What advice would you offer for other nonprofit leaders/organizations striving for excellence in nonprofit management?

Effective, efficient, usable infrastructure really matters. Solid infrastructure keeps people mission-focused, provides early warning signals about potential challenges, increases efficiency, facilitates being a learning organization, and smoothes personnel transitions by retaining institutional knowledge. However, at the end of the day, it’s all about the people. Without passionate, dedicated, curious, committed people at all levels of a nonprofit – people who wholeheartedly buy into the cause, who feel part of the team, who feel ownership over the impact – even the best systems can fail.

How has the application process benefited your organization? What have you learned through the application process?

The application process gave us the opportunity to codify – in one place – the many management and infrastructure improvements we’ve implemented the past 5 years. Being in the day-to-day weeds, it isn’t always easy to recognize the big picture. Putting this application together gave us a moment to reflect, appreciate, and recognize how robust our operations are (and what is still left to do!), and the effort that went into getting to this place. All of these operational practices (the what, how, and why) documented in one place is a great resource that we intend to share with the full Board and all senior staff, as well as at new Board member training.

What does this award mean for you and your organization?

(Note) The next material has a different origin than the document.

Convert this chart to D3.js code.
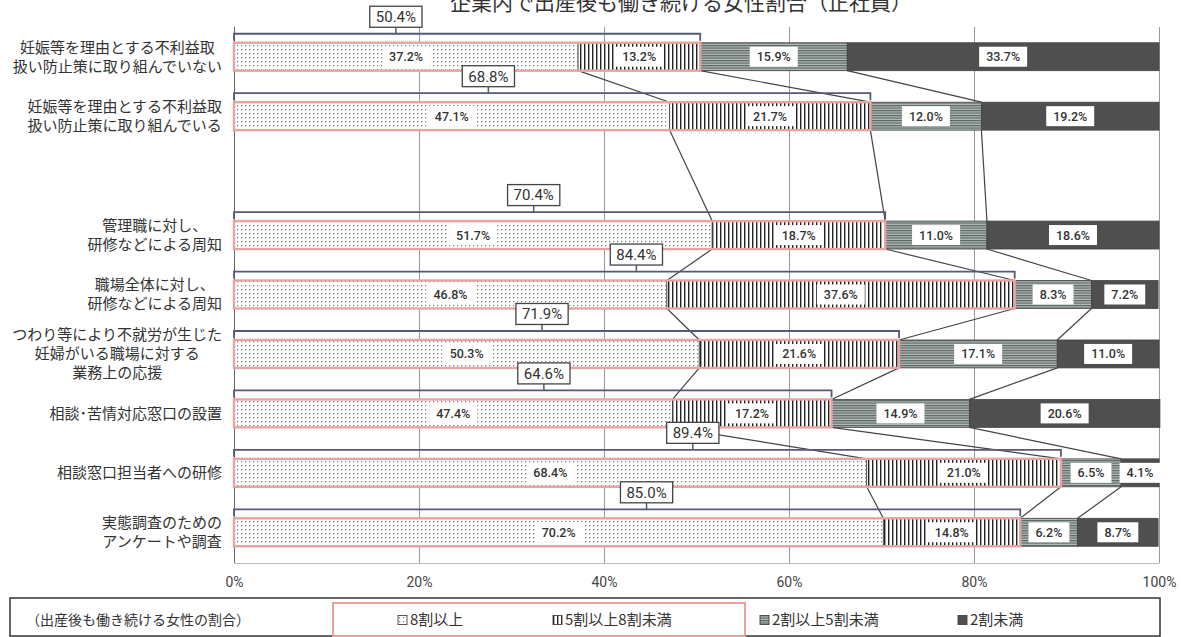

It is incredible validation and affirmation of the unsung hard work put in by staff and Board over the past many years. Nearly three years ago we experienced the unanticipated loss of a significant funder (due to their shift in focus) at the beginning of our fiscal year. Together, management and board determined not only to address the short-term consequences head-on (and were able to secure replacement funding), but to shore up our fiscal and operational infrastructure so that, should anything like this happened again, it would not threaten organizational viability.

We are very proud of the fact that the short-term impact on the kids we serve was minimal, and that we not only recovered, but today serve ~30% more children than we did before that challenge in a more sustainable manner than ever before. Our staff and Board leadership are the real heroes in achieving this; yet, none of them sought credit and few outside of their small group are even aware of all that went on behind the scenes. This award means the world to our small staff and Board leaders – a meaningful recognition of their commitment and contributions. It also is meaningful external validation of DC SCORES’ commitment to be not just an impactful, but a sustainable, long-term presence in the neighborhoods we serve and in kids’ lives.